9. The method of claim 8, wherein a transform window sequence comprises a forward modified discrete cosine transform (MDCT).

10. The method of claim 8, wherein the long window sequence comprises 1024 samples.

11. The method of claim 8, wherein each window of the plurality of second windows of the short window sequence comprises 128 samples.

12. The method of claim 8, wherein a user interface interaction event comprises at least one of the following:

touchpad interaction;

button press; and

keypad interaction.

13. The method of claim 8, wherein transient information comprises at least one of:

duration of user interface interaction event;

type of interaction event;

sound associated with interaction event; and

whether an audio signal transient is associated with a received UI interaction event.

14. The method of claim 8 further comprising:

selecting a matching pre-encoded or partially encoded audio sound from a memory module when a user interface sound is the only sound being played, wherein the memory module comprises a plurality of pre-encoded audio sounds and a plurality of partially encoded audio sounds, and wherein the plurality of pre-encoded audio sounds and the plurality of partially encoded audio sounds comprise at least touch tone sounds.
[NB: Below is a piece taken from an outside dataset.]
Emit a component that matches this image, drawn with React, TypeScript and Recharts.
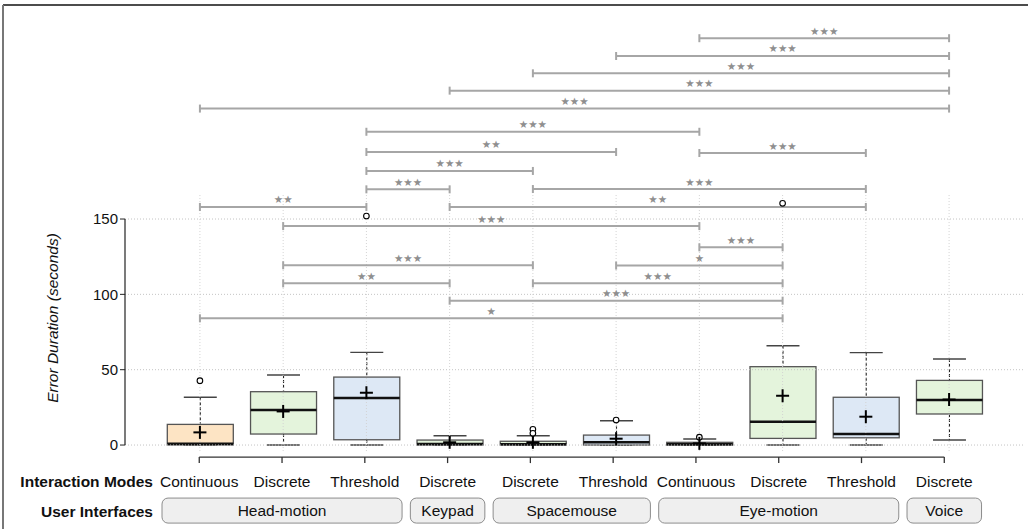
import React from 'react';
import {
  ComposedChart,
  Bar,
  Scatter,
  XAxis,
  YAxis,
  ReferenceLine,
  ReferenceArea,
  Customized,
} from 'recharts';

// box plot stats per group (seconds)
const MODES = ['Continuous', 'Discrete', 'Threshold', 'Discrete', 'Discrete', 'Threshold', 'Continuous', 'Discrete', 'Threshold', 'Discrete'];
const WHISKER_LO = [0, 0, 0, 0, 0, 0, 0, 0, 0, 3.3];
const Q1 = [0, 7.3, 3.5, 0, 0, 0, 0, 4.4, 4.8, 20.6];
const MEDIAN = [0.9, 23.2, 31.2, 0.7, 0.5, 1.8, 0.5, 15.5, 7.3, 29.9];
const Q3 = [13.7, 35.4, 45.1, 3.3, 2.5, 6.6, 1.8, 52, 31.7, 42.9];
const WHISKER_HI = [31.7, 46.5, 61.5, 6.2, 6.2, 16.1, 4, 65.9, 61.3, 57.1];
const MEANS = [8.4, 22.3, 34.7, 1.8, 1.8, 4.2, 1.1, 32.7, 18.8, 30.2];
const OUTLIERS = [[42.7], [], [152], [], [10.4, 7.8], [16.6], [5.2], [160.4], [], []];

// user interface groups
const INTERFACES = ['Head-motion', 'Keypad', 'Spacemouse', 'Eye-motion', 'Voice'];
const IF_FIRST = [1, 4, 5, 7, 10];
const IF_LAST = [3, 4, 6, 9, 10];

// significance brackets
const BR_FROM = [7, 6, 5, 4, 1, 3, 3, 7, 3, 3, 5, 1, 4, 2, 7, 2, 6, 2, 5, 4, 1];
const BR_TO = [10, 10, 10, 10, 10, 7, 6, 9, 5, 4, 9, 3, 9, 7, 8, 5, 8, 4, 8, 8, 8];
const BR_Y = [270, 258.2, 246.7, 235.2, 223.3, 207.9, 194.5, 193.8, 181.9, 169.7, 169.9, 158, 158, 145.3, 131.2, 119.3, 119.1, 107.3, 107.3, 95.8, 84.1];
const BR_STARS = [3, 3, 3, 3, 3, 3, 2, 3, 3, 3, 3, 2, 2, 3, 3, 3, 1, 2, 3, 3, 1];

const Y_TICKS = [0, 50, 100, 150];
const AXIS_Y = -8;

const MODE_FILL: Record<string, string> = {
  Continuous: '#fde4c4',
  Discrete: '#e4f4dc',
  Threshold: '#dde8f5',
};

const FONT = '"Liberation Sans", Arial, Helvetica, sans-serif';

const boxData = MODES.map((m, i) => ({
  x: i + 1,
  range: [WHISKER_LO[i], WHISKER_HI[i]],
  lo: WHISKER_LO[i],
  q1: Q1[i],
  med: MEDIAN[i],
  q3: Q3[i],
  hi: WHISKER_HI[i],
  mode: m,
}));

const meanData = MEANS.map((v, i) => ({ x: i + 1, y: v }));
const outlierData = OUTLIERS.flatMap((list, i) => list.map((v) => ({ x: i + 1, y: v })));
const modeData = MODES.map((m, i) => ({ x: i + 1, y: AXIS_Y, label: m }));

const BoxShape = (props: any) => {
  const { x, y, width, height, payload } = props;
  const { lo, q1, med, q3, hi, mode } = payload;
  const k = height / (hi - lo);
  const py = (v: number) => y + (hi - v) * k;
  const cx = x + width / 2;
  const cap = width / 4;
  return (
    <g>
      <line x1={cx} x2={cx} y1={py(hi)} y2={py(q3)} stroke="#222" strokeWidth={1.1} strokeDasharray="3 2" />
      <line x1={cx} x2={cx} y1={py(q1)} y2={py(lo)} stroke="#222" strokeWidth={1.1} strokeDasharray="3 2" />
      <line x1={cx - cap} x2={cx + cap} y1={py(hi)} y2={py(hi)} stroke="#444" strokeWidth={1.4} />
      <line x1={cx - cap} x2={cx + cap} y1={py(lo)} y2={py(lo)} stroke="#444" strokeWidth={1.4} />
      <rect x={x} y={py(q3)} width={width} height={Math.max(py(q1) - py(q3), 0.5)} fill={MODE_FILL[mode]} stroke="#555" strokeWidth={1.3} />
      <line x1={x} x2={x + width} y1={py(med)} y2={py(med)} stroke="#111" strokeWidth={2.6} />
    </g>
  );
};

const PlusShape = (props: any) => {
  const { cx, cy } = props;
  return (
    <g>
      <line x1={cx - 6.5} x2={cx + 6.5} y1={cy} y2={cy} stroke="#000" strokeWidth={2} />
      <line x1={cx} x2={cx} y1={cy - 6.5} y2={cy + 6.5} stroke="#000" strokeWidth={2} />
    </g>
  );
};

const OutlierShape = (props: any) => (
  <circle cx={props.cx} cy={props.cy} r={2.8} fill="#fff" stroke="#000" strokeWidth={1.1} />
);

const ModeLabel = (props: any) => {
  const { cx, cy, payload } = props;
  return (
    <g>
      <line x1={cx} x2={cx} y1={cy} y2={cy + 6} stroke="#333" strokeWidth={1.3} />
      <text x={cx} y={cy + 30} textAnchor="middle" fontSize={15.5} fontFamily={FONT} fill="#111">
        {payload.label}
      </text>
    </g>
  );
};

const bracketShape = (stars: number) => (p: any) => {
  const { x1, y1, x2 } = p;
  return (
    <g>
      <line x1={x1} x2={x2} y1={y1} y2={y1} stroke="#a6a6a6" strokeWidth={2} />
      <line x1={x1} x2={x1} y1={y1 - 4} y2={y1 + 4} stroke="#a6a6a6" strokeWidth={2} />
      <line x1={x2} x2={x2} y1={y1 - 4} y2={y1 + 4} stroke="#a6a6a6" strokeWidth={2} />
      <text x={(x1 + x2) / 2} y={y1 - 3.5} textAnchor="middle" fontSize={10.5} fontFamily='"DejaVu Sans", sans-serif' fill="#8f8f8f" letterSpacing={0}>
        {'★'.repeat(stars)}
      </text>
    </g>
  );
};

const interfaceShape = (name: string) => (p: any) => {
  const { x, y, width, height } = p;
  return (
    <g>
      <rect x={x} y={y} width={width} height={height} rx={6} ry={6} fill="#efefef" stroke="#8c8c8c" strokeWidth={1} />
      <text x={x + width / 2} y={y + height / 2 + 5.5} textAnchor="middle" fontSize={15.5} fontFamily={FONT} fill="#111">
        {name}
      </text>
    </g>
  );
};

const Annotations = () => (
  <g>
    <line x1={3} x2={1028} y1={5} y2={5} stroke="#111" strokeWidth={1.6} />
    <line x1={3} x2={3} y1={5} y2={529} stroke="#777" strokeWidth={2} />
    <text x={52} y={318} transform="rotate(-90 52 318)" textAnchor="middle" dominantBaseline="central" fontSize={15.5} fontStyle="italic" fontFamily={FONT} fill="#111">
      Error Duration (seconds)
    </text>
    <text x={153} y={487} textAnchor="end" fontSize={15.5} fontWeight="bold" fontFamily={FONT} fill="#111">
      Interaction Modes
    </text>
    <text x={153} y={517} textAnchor="end" fontSize={15.5} fontWeight="bold" fontFamily={FONT} fill="#111">
      User Interfaces
    </text>
  </g>
);

export default function App() {
  return (
    <div style={{ position: 'absolute', left: 0, top: 0, background: '#fff' }}>
      <ComposedChart width={1028} height={529} data={boxData} margin={{ top: 15, right: 4, bottom: 2, left: 0 }}>
        <XAxis xAxisId="main" dataKey="x" type="number" domain={[0.1, 10.9]} ticks={[1, 2, 3, 4, 5, 6, 7, 8, 9, 10]} allowDataOverflow hide />
        <XAxis xAxisId="bottom" dataKey="x" type="number" domain={[0.103, 10.963]} allowDataOverflow hide />
        <YAxis
          dataKey="y"
          type="number"
          domain={[-54.4, 285.4]}
          allowDataOverflow
          ticks={Y_TICKS}
          width={125}
          axisLine={false}
          tickSize={5}
          tickLine={{ stroke: '#222' }}
          tick={{ fontSize: 15, fill: '#111', fontFamily: FONT }}
        />

        {/* dotted grid */}
        {Y_TICKS.map((v) => (
          <ReferenceLine key={`h${v}`} xAxisId="main" y={v} stroke="#c4c4c4" strokeDasharray="1 2" />
        ))}
        {MODES.map((_, i) => (
          <ReferenceLine
            key={`v${i}`}
            xAxisId="main"
            segment={[{ x: i + 1, y: -4 }, { x: i + 1, y: 167 }]}
            stroke="#d2d2d2"
            strokeDasharray="1 2"
          />
        ))}
        <ReferenceLine xAxisId="main" segment={[{ x: 0.1, y: 0 }, { x: 0.1, y: 150 }]} stroke="#222" strokeWidth={1.2} />

        <Bar xAxisId="main" dataKey="range" barSize={66} shape={BoxShape} isAnimationActive={false} />
        <Scatter xAxisId="main" data={outlierData} shape={OutlierShape} isAnimationActive={false} />
        <Scatter xAxisId="main" data={meanData} shape={PlusShape} isAnimationActive={false} />

        {BR_FROM.map((a, i) => (
          <ReferenceLine
            key={`b${i}`}
            xAxisId="main"
            segment={[{ x: a, y: BR_Y[i] }, { x: BR_TO[i], y: BR_Y[i] }]}
            shape={bracketShape(BR_STARS[i])}
          />
        ))}

        {/* bottom category rows */}
        <ReferenceLine xAxisId="bottom" segment={[{ x: 1, y: AXIS_Y }, { x: 10, y: AXIS_Y }]} stroke="#333" strokeWidth={1.3} />
        <Scatter xAxisId="bottom" data={modeData} shape={ModeLabel} isAnimationActive={false} />
        {INTERFACES.map((name, i) => (
          <ReferenceArea
            key={name}
            xAxisId="bottom"
            x1={IF_FIRST[i] - 0.45}
            x2={IF_LAST[i] + 0.45}
            y1={-51.8}
            y2={-35.2}
            shape={interfaceShape(name)}
          />
        ))}

        <Customized component={Annotations} />
      </ComposedChart>
    </div>
  );
}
15. An audio system comprising:

means for receiving an unencoded audio signal;

means for monitoring a user interface for user interface events; and

means for selecting one of a plurality of transform windows to hold a defined quantity of audio samples based upon a detected one or more user interface interaction events and associated transient information, wherein the plurality of transform windows comprises: a long window sequence comprising a single window with a first quantity of samples; and a short window sequence comprising a plurality of second windows each comprising a second quantity of samples, wherein a sum of samples of the plurality of second windows equals the first plurality of samples, and wherein the short window sequence is selected when a particular user interface interaction event is received from the user interface; and

means for transforming and encoding the audio samples in the selected transform window.

16. The audio system of claim 15, wherein a transform window sequence comprises a forward modified discrete cosine transform (MDCT).

17. The audio system of claim 15, wherein the long window sequence comprises 1024 samples.

18. The audio system of claim 15, wherein each window of the plurality of second windows of the short window sequence comprises 128 samples.

19. The audio system of claim 15, wherein a user interface event comprises at least one of the following:

touchpad interaction;

button press; and

keypad interaction.

20. The audio system of claim 15, wherein transient information comprises at least one of:

duration of user interface interaction event;

type of interaction event;

sound associated with interaction event; and

whether an audio signal transient is associated with a received UI interaction event.

21. The audio system of claim 15 further comprising:

means for selecting a matching pre-encoded or partially encoded audio sound from a memory module when a user interface sound is the only sound being played, wherein the memory module comprises a plurality of pre-encoded audio sounds and a plurality of partially encoded audio sounds, and wherein the plurality of pre-encoded audio sounds and the plurality of partially encoded audio sounds comprise at least touch tone sounds.